Anthony Watson scored on the half-hour following a fine Youngs break before England scored a wonderful effort in the 37th minute, Ford taking a long, quick line-out to Jonathan Joseph five metres from his own line, the centre surging downfield and, eventually, after France infringed, Mike Brown having the speed of though to take a quick tap that allowed Youngs to dummy over for his second.

Ford’s conversion allied to a penalty on the stroke of half-time made it 27-15 at the interval and England’s hopes were rightly revived.

Yet they started the second period dismally as Maxime Mermoz went over far too easily from close range for replacement Rory Kockott to add the extras.

Of course, the hosts duly responded as the see-saw theme continued, Youngs - brilliant all afternoon - sniping clear for Ford to score and convert.

Kockott responded with three points only for Jack Nowell to score the first of his two tries after slick hands down the narrow side.

Ford kicked but Haskell’s woeful afternoon got worse as he was yellow carded and, while he was off, Nakaitaci tip-toed 40m down the left wing again to put, remarkably, the supporting loosehead prop Vincent Debaty over to make it 41-30.

Billy Vuniploa muscled over only for Benjamin Kayser to do likewise at the other end but Nowell’s second got them to within touching distance once more.

There was no grand finale, though, and Lancaster must hope all his disappointments in the Six Nations can be reversed when it comes to the World Cup.

It was a dramatic ending to a day that had copious amounts of the stuff both at Twickenham and in Edinburgh but Rome, too, as the most thrilling day in the competition’s history arrived at a fittingly mesmerising conclusion.

Leaders England had started the morning as favourites to take the Championship given, though they were level on points with Ireland and Wales heading into the final round, they had the best points difference and, crucially, played last in the staggered schedule.

Everything was going to plan with Wales just 14-13 ahead at the break against Italy during the day’s opening lunchtime fixture.

However, everything was turned on its head when Warren Gatland’s side - rank outsiders for the Championship before kick-off - produced an historic performance running in 47 unanswered points to take a 60-14 lead in Rome, more than any side had ever amassed in a second half of Six Nations football.

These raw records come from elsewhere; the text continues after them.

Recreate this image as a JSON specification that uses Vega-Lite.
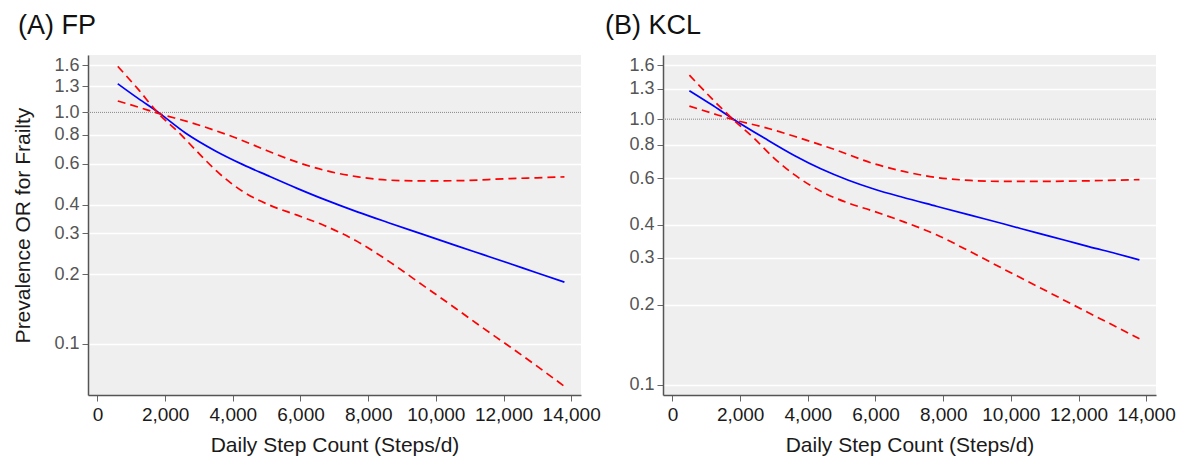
{
  "$schema": "https://vega.github.io/schema/vega-lite/v6.json",
  "background": "white",
  "padding": {"left": 12, "top": 12, "right": 2, "bottom": 2},
  "bounds": "flush",
  "spacing": 82,
  "datasets": {
    "a": [
      {"steps": 600, "curve": "OR", "or": 1.33},
      {"steps": 1200, "curve": "OR", "or": 1.15},
      {"steps": 1800, "curve": "OR", "or": 1.0},
      {"steps": 2600, "curve": "OR", "or": 0.815},
      {"steps": 3500, "curve": "OR", "or": 0.68},
      {"steps": 4300, "curve": "OR", "or": 0.595},
      {"steps": 5000, "curve": "OR", "or": 0.536},
      {"steps": 5900, "curve": "OR", "or": 0.47},
      {"steps": 6700, "curve": "OR", "or": 0.421},
      {"steps": 7700, "curve": "OR", "or": 0.371},
      {"steps": 8600, "curve": "OR", "or": 0.334},
      {"steps": 9600, "curve": "OR", "or": 0.298},
      {"steps": 10600, "curve": "OR", "or": 0.266},
      {"steps": 11400, "curve": "OR", "or": 0.243},
      {"steps": 12200, "curve": "OR", "or": 0.222},
      {"steps": 13000, "curve": "OR", "or": 0.2024},
      {"steps": 13800, "curve": "OR", "or": 0.185},
      {"steps": 600, "curve": "Upper", "or": 1.12},
      {"steps": 1200, "curve": "Upper", "or": 1.055},
      {"steps": 1800, "curve": "Upper", "or": 0.99},
      {"steps": 2800, "curve": "Upper", "or": 0.9},
      {"steps": 4100, "curve": "Upper", "or": 0.775},
      {"steps": 5000, "curve": "Upper", "or": 0.685},
      {"steps": 5900, "curve": "Upper", "or": 0.61},
      {"steps": 6700, "curve": "Upper", "or": 0.563},
      {"steps": 7700, "curve": "Upper", "or": 0.527},
      {"steps": 8600, "curve": "Upper", "or": 0.51},
      {"steps": 9600, "curve": "Upper", "or": 0.506},
      {"steps": 10600, "curve": "Upper", "or": 0.507},
      {"steps": 12200, "curve": "Upper", "or": 0.518},
      {"steps": 13000, "curve": "Upper", "or": 0.522},
      {"steps": 13800, "curve": "Upper", "or": 0.527},
      {"steps": 600, "curve": "Lower", "or": 1.58},
      {"steps": 1200, "curve": "Lower", "or": 1.26},
      {"steps": 1800, "curve": "Lower", "or": 0.99},
      {"steps": 2400, "curve": "Lower", "or": 0.82},
      {"steps": 2950, "curve": "Lower", "or": 0.676},
      {"steps": 3550, "curve": "Lower", "or": 0.553},
      {"steps": 4300, "curve": "Lower", "or": 0.455},
      {"steps": 5100, "curve": "Lower", "or": 0.397},
      {"steps": 5900, "curve": "Lower", "or": 0.36},
      {"steps": 6700, "curve": "Lower", "or": 0.325},
      {"steps": 7700, "curve": "Lower", "or": 0.276},
      {"steps": 8600, "curve": "Lower", "or": 0.228},
      {"steps": 9600, "curve": "Lower", "or": 0.18},
      {"steps": 10600, "curve": "Lower", "or": 0.142},
      {"steps": 11400, "curve": "Lower", "or": 0.117},
      {"steps": 12200, "curve": "Lower", "or": 0.097},
      {"steps": 13000, "curve": "Lower", "or": 0.08},
      {"steps": 13800, "curve": "Lower", "or": 0.0656}
    ],
    "b": [
      {"steps": 500, "curve": "OR", "or": 1.28},
      {"steps": 1150, "curve": "OR", "or": 1.135},
      {"steps": 1800, "curve": "OR", "or": 1.0},
      {"steps": 2700, "curve": "OR", "or": 0.851},
      {"steps": 3600, "curve": "OR", "or": 0.73},
      {"steps": 4400, "curve": "OR", "or": 0.649},
      {"steps": 5200, "curve": "OR", "or": 0.589},
      {"steps": 5950, "curve": "OR", "or": 0.546},
      {"steps": 6800, "curve": "OR", "or": 0.508},
      {"steps": 7800, "curve": "OR", "or": 0.47},
      {"steps": 8800, "curve": "OR", "or": 0.435},
      {"steps": 9800, "curve": "OR", "or": 0.403},
      {"steps": 10800, "curve": "OR", "or": 0.372},
      {"steps": 11600, "curve": "OR", "or": 0.35},
      {"steps": 12300, "curve": "OR", "or": 0.331},
      {"steps": 13100, "curve": "OR", "or": 0.312},
      {"steps": 13800, "curve": "OR", "or": 0.295},
      {"steps": 500, "curve": "Upper", "or": 1.12},
      {"steps": 1150, "curve": "Upper", "or": 1.055},
      {"steps": 1800, "curve": "Upper", "or": 0.995},
      {"steps": 2700, "curve": "Upper", "or": 0.933},
      {"steps": 3600, "curve": "Upper", "or": 0.862},
      {"steps": 4800, "curve": "Upper", "or": 0.768},
      {"steps": 5900, "curve": "Upper", "or": 0.683},
      {"steps": 6800, "curve": "Upper", "or": 0.637},
      {"steps": 7800, "curve": "Upper", "or": 0.603},
      {"steps": 8800, "curve": "Upper", "or": 0.588},
      {"steps": 9800, "curve": "Upper", "or": 0.583},
      {"steps": 10800, "curve": "Upper", "or": 0.583},
      {"steps": 12300, "curve": "Upper", "or": 0.586},
      {"steps": 13800, "curve": "Upper", "or": 0.592},
      {"steps": 500, "curve": "Lower", "or": 1.466},
      {"steps": 1150, "curve": "Lower", "or": 1.2},
      {"steps": 1800, "curve": "Lower", "or": 0.995},
      {"steps": 2400, "curve": "Lower", "or": 0.85},
      {"steps": 3000, "curve": "Lower", "or": 0.714},
      {"steps": 3600, "curve": "Lower", "or": 0.618},
      {"steps": 4400, "curve": "Lower", "or": 0.534},
      {"steps": 5200, "curve": "Lower", "or": 0.483},
      {"steps": 5900, "curve": "Lower", "or": 0.452},
      {"steps": 6800, "curve": "Lower", "or": 0.412},
      {"steps": 7800, "curve": "Lower", "or": 0.367},
      {"steps": 8800, "curve": "Lower", "or": 0.317},
      {"steps": 9800, "curve": "Lower", "or": 0.272},
      {"steps": 10800, "curve": "Lower", "or": 0.234},
      {"steps": 11800, "curve": "Lower", "or": 0.201},
      {"steps": 12800, "curve": "Lower", "or": 0.173},
      {"steps": 13800, "curve": "Lower", "or": 0.149}
    ]
  },
  "hconcat": [
    {
      "width": 493,
      "height": 340,
      "title": {"text": "(A) FP", "anchor": "start", "frame": "group", "dx": -70, "fontSize": 27, "fontWeight": "normal", "offset": 15, "color": "#111"},
      "encoding": {
        "y": {
          "field": "or", "type": "quantitative",
          "scale": {"type": "log", "domain": [0.0602, 1.77], "nice": false},
          "axis": {
            "values": [0.1, 0.2, 0.3, 0.4, 0.6, 0.8, 1, 1.3, 1.6],
            "format": ".1f",
            "title": "Prevalence OR for Frailty",
            "titlePadding": 20,
            "gridOpacity": {"condition": {"test": "datum.value === 1", "value": 0}, "value": 1}
          }
        }
      },
      "layer": [
        {
          "data": {"values": [{"or": 1}]},
          "mark": {"type": "rule", "color": "#888888", "strokeDash": [1, 1], "strokeWidth": 1}
        },
        {
          "data": {"name": "a"},
          "transform": [{"filter": "datum.curve === 'OR'"}],
          "mark": {"type": "line", "color": "#0000ff", "strokeWidth": 1.7, "interpolate": "monotone"},
          "encoding": {
            "x": {
              "field": "steps", "type": "quantitative",
              "scale": {"domain": [-280, 14290], "nice": false, "zero": false},
              "axis": {
                "values": [0, 1000, 2000, 3000, 4000, 5000, 6000, 7000, 8000, 9000, 10000, 11000, 12000, 13000, 14000],
                "labelExpr": "datum.value % 2000 === 0 ? format(datum.value, ',') : ''",
                "tickSize": {"condition": {"test": "datum.value % 2000 === 0", "value": 6}, "value": 4},
                "title": "Daily Step Count (Steps/d)",
                "grid": false
              }
            }
          }
        },
        {
          "data": {"name": "a"},
          "transform": [{"filter": "datum.curve !== 'OR'"}],
          "mark": {"type": "line", "color": "#ff0000", "strokeWidth": 1.7, "strokeDash": [8, 5], "interpolate": "monotone"},
          "encoding": {
            "x": {"field": "steps", "type": "quantitative", "scale": {"domain": [-280, 14290], "nice": false, "zero": false}},
            "detail": {"field": "curve"}
          }
        }
      ]
    },
    {
      "width": 493,
      "height": 340,
      "title": {"text": "(B) KCL", "anchor": "start", "frame": "group", "dx": -58, "fontSize": 27, "fontWeight": "normal", "offset": 15, "color": "#111"},
      "encoding": {
        "y": {
          "field": "or", "type": "quantitative",
          "scale": {"type": "log", "domain": [0.0914, 1.745], "nice": false},
          "axis": {
            "values": [0.1, 0.2, 0.3, 0.4, 0.6, 0.8, 1, 1.3, 1.6],
            "format": ".1f",
            "title": null,
            "gridOpacity": {"condition": {"test": "datum.value === 1", "value": 0}, "value": 1}
          }
        }
      },
      "layer": [
        {
          "data": {"values": [{"or": 1}]},
          "mark": {"type": "rule", "color": "#888888", "strokeDash": [1, 1], "strokeWidth": 1}
        },
        {
          "data": {"name": "b"},
          "transform": [{"filter": "datum.curve === 'OR'"}],
          "mark": {"type": "line", "color": "#0000ff", "strokeWidth": 1.7, "interpolate": "monotone"},
          "encoding": {
            "x": {
              "field": "steps", "type": "quantitative",
              "scale": {"domain": [-280, 14290], "nice": false, "zero": false},
              "axis": {
                "values": [0, 1000, 2000, 3000, 4000, 5000, 6000, 7000, 8000, 9000, 10000, 11000, 12000, 13000, 14000],
                "labelExpr": "datum.value % 2000 === 0 ? format(datum.value, ',') : ''",
                "tickSize": {"condition": {"test": "datum.value % 2000 === 0", "value": 6}, "value": 4},
                "title": "Daily Step Count (Steps/d)",
                "grid": false
              }
            }
          }
        },
        {
          "data": {"name": "b"},
          "transform": [{"filter": "datum.curve !== 'OR'"}],
          "mark": {"type": "line", "color": "#ff0000", "strokeWidth": 1.7, "strokeDash": [8, 5], "interpolate": "monotone"},
          "encoding": {
            "x": {"field": "steps", "type": "quantitative", "scale": {"domain": [-280, 14290], "nice": false, "zero": false}},
            "detail": {"field": "curve"}
          }
        }
      ]
    }
  ],
  "config": {
    "font": "Liberation Sans",
    "view": {"fill": "#efefef", "stroke": null},
    "axis": {
      "domainColor": "#555555",
      "domainWidth": 1.5,
      "tickColor": "#666666",
      "tickWidth": 1,
      "gridColor": "#ffffff",
      "gridWidth": 1.5,
      "labelFontSize": 19,
      "labelColor": "#1a1a1a",
      "labelOverlap": false,
      "labelFlush": false,
      "labelPadding": 4,
      "titleFontSize": 21,
      "titleFontWeight": "normal",
      "titleColor": "#1a1a1a",
      "titlePadding": 10
    },
    "axisY": {
      "tickSize": 6,
      "labelFontSize": 18,
      "labelColor": "#555555",
      "labelPadding": 3
    }
  }
}
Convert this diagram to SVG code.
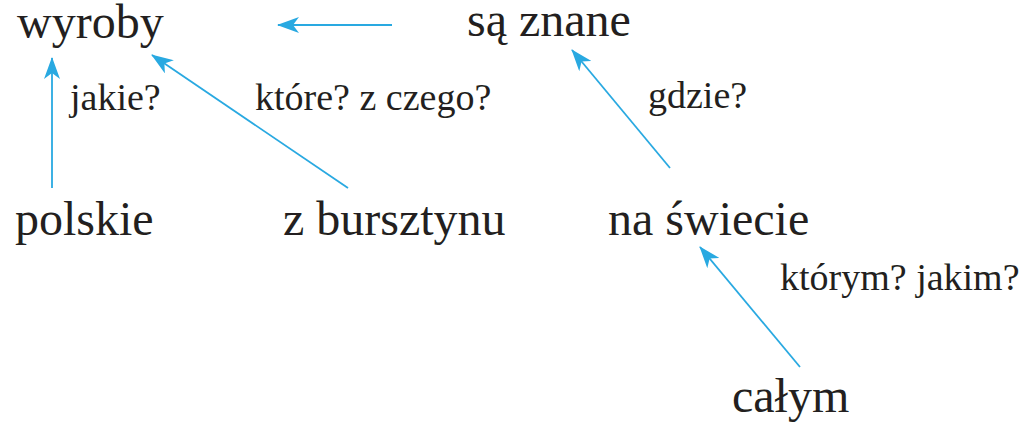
<svg xmlns="http://www.w3.org/2000/svg" width="1024" height="440" viewBox="0 0 1024 440">
<defs>
<style>
svg text{font-family:'Liberation Serif','Times New Roman',serif !important;fill:#231f20}
.big{font-size:48px}
.q{font-size:38px}
.c{stroke:#29a9e1;stroke-width:1.8;fill:none}
</style>
<marker id="ah" viewBox="0 0 22 16" refX="21" refY="8" markerWidth="22" markerHeight="16" markerUnits="userSpaceOnUse" orient="auto">
<path d="M22,8 L0,0 L6,8 L0,16 Z" fill="#29a9e1"/>
</marker>
</defs>
<rect width="1024" height="440" fill="#fff"/>
<g id="connectors">
<line class="c" x1="392" y1="25" x2="278" y2="25" marker-end="url(#ah)"/>
<line class="c" x1="52" y1="188" x2="52" y2="58" marker-end="url(#ah)"/>
<line class="c" x1="348" y1="188" x2="152" y2="55" marker-end="url(#ah)"/>
<line class="c" x1="670" y1="168" x2="572" y2="50" marker-end="url(#ah)"/>
<line class="c" x1="800" y1="367" x2="700" y2="247" marker-end="url(#ah)"/>
</g>
<g id="wyroby"><text class="big" font-family="Liberation Serif" x="17" y="38">wyroby</text></g>
<g id="sa-znane"><text class="big" font-family="Liberation Serif" x="467" y="36">są znane</text></g>
<g id="polskie"><text class="big" font-family="Liberation Serif" x="15" y="235">polskie</text></g>
<g id="z-bursztynu"><text class="big" font-family="Liberation Serif" x="283" y="235">z bursztynu</text></g>
<g id="na-swiecie"><text class="big" font-family="Liberation Serif" x="608" y="235">na świecie</text></g>
<g id="calym"><text class="big" font-family="Liberation Serif" x="732" y="412">całym</text></g>
<g id="labels">
<text class="q" font-family="Liberation Serif" x="70" y="110">jakie?</text>
<text class="q" font-family="Liberation Serif" x="255" y="110">które? z czego?</text>
<text class="q" font-family="Liberation Serif" x="648" y="108">gdzie?</text>
<text class="q" font-family="Liberation Serif" x="780" y="290">którym? jakim?</text>
</g>
</svg>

Even then, though, there was more drama as they conceded a last-minute converted try to Leonardo Sarto’s breakaway.

Rarely, if ever, can conceding a try when so far ahead cause so much consternation and frustration in the victorious side yet, suddenly, rather than having to beat France by 23 points, Wales knew England’s target was now a much more manageable 16.

However, that would all become immaterial after subsequent events in Murrayfield.

Ireland started their game in Scotland needing to make 20 points up on Wales to apply pressure on England.

The pressure of that task seemed, initially, even to unnerve the usually nerveless Jonny Sexton, who missed two relatively simple penalties in the second half when their lead was still stuck at that very total.

They recovered to eventually prosper 40-10 meaning Wales’ hopes were ended and England faced that mountainous total. Their chances were dented further when Ireland No8 Jamie Heaslip brilliantly denied Scotland’s Stuart Hogg a try four minutes from time which could have made such a difference.

In fact, looking at that final Twickenham margin, it did….

England: Brown; Watson (Cipriani 63), Joseph, Burrell (Twelvetrees 72), Nowell; Ford, B Youngs (Wigglesworth 72); Marler (M Vunioloa 63), Hartley (T Youngs 53), Cole (Brookes 63), Parling (Easter 68), Lawes, Haskell (Wood 68), Robshaw, B Vunipola.

France: Spedding; Huget, Fickou, Mermoz (Bastreaud 72), Nakaitaci; Plisson (Tales 72), Tillous-Borde (Kockott 40); Debaty (Antonio 62), Guirado, Mas, Flanquart, Maestri, Dusantoir, Le Roux, Goujon (Chouly 63).